• _WHAT IS EXPECTED_:
Which lines run from the first one up to and including the one with "from matplotlib.ticker import MultipleLocator"? Print exactly those.

• _PROVIDED MATERIAL_:
━━━━━━━━━━━━━━━━━━━━━━━━━━━━━━

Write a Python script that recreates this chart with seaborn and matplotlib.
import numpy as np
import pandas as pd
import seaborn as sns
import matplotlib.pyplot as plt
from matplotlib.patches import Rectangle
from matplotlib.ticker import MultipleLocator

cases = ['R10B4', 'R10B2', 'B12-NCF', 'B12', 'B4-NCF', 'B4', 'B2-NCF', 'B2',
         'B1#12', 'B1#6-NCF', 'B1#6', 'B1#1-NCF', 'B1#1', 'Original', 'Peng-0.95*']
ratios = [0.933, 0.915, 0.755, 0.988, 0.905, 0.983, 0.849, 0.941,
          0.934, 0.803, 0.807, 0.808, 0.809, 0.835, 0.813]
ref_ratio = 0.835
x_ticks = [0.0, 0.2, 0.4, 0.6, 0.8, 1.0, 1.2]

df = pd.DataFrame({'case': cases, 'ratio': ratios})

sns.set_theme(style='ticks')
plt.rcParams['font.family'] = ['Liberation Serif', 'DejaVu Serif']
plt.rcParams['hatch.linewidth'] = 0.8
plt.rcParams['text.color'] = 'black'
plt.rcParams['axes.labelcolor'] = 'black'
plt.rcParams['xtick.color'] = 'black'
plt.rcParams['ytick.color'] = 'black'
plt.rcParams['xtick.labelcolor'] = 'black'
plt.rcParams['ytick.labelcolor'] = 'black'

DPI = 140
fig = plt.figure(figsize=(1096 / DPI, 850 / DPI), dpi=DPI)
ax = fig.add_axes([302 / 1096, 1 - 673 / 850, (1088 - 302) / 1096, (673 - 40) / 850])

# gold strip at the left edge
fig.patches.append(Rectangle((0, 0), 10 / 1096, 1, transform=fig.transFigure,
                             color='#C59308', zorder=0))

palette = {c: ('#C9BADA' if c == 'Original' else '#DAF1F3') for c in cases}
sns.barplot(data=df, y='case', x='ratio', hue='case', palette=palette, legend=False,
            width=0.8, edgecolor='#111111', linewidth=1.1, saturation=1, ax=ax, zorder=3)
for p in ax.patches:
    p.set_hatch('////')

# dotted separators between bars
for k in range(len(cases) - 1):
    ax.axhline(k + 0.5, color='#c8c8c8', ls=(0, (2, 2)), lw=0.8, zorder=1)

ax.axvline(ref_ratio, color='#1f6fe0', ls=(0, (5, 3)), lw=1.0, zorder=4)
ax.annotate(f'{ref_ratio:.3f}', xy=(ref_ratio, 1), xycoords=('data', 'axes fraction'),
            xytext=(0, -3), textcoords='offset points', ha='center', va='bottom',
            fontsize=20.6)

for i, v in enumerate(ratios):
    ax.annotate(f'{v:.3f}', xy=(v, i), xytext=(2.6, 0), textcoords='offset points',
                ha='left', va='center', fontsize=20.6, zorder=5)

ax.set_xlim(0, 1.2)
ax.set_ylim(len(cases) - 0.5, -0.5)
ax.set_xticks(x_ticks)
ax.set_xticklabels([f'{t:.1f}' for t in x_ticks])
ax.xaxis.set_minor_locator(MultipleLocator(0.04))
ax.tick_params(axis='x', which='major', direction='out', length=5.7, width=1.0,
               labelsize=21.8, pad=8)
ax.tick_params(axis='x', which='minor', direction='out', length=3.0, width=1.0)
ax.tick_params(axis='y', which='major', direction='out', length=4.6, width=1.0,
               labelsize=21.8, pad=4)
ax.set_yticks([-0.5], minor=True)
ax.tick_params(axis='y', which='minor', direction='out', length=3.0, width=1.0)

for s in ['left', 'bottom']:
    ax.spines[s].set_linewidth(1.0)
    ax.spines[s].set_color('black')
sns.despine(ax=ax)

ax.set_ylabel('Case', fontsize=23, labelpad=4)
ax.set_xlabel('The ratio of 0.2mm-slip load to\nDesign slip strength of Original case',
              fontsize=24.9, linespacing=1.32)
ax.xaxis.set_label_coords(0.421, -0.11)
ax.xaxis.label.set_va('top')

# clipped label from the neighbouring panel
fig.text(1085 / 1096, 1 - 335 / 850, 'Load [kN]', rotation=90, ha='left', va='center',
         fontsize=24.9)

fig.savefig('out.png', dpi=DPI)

━━━━━━━━━━━━━━━━━━━━━━━━━━━━━━

• _RESULT OF THIS EXERCISE_:
Write a Python script that recreates this chart with seaborn and matplotlib.
import numpy as np
import pandas as pd
import seaborn as sns
import matplotlib.pyplot as plt
from matplotlib.patches import Rectangle
from matplotlib.ticker import MultipleLocator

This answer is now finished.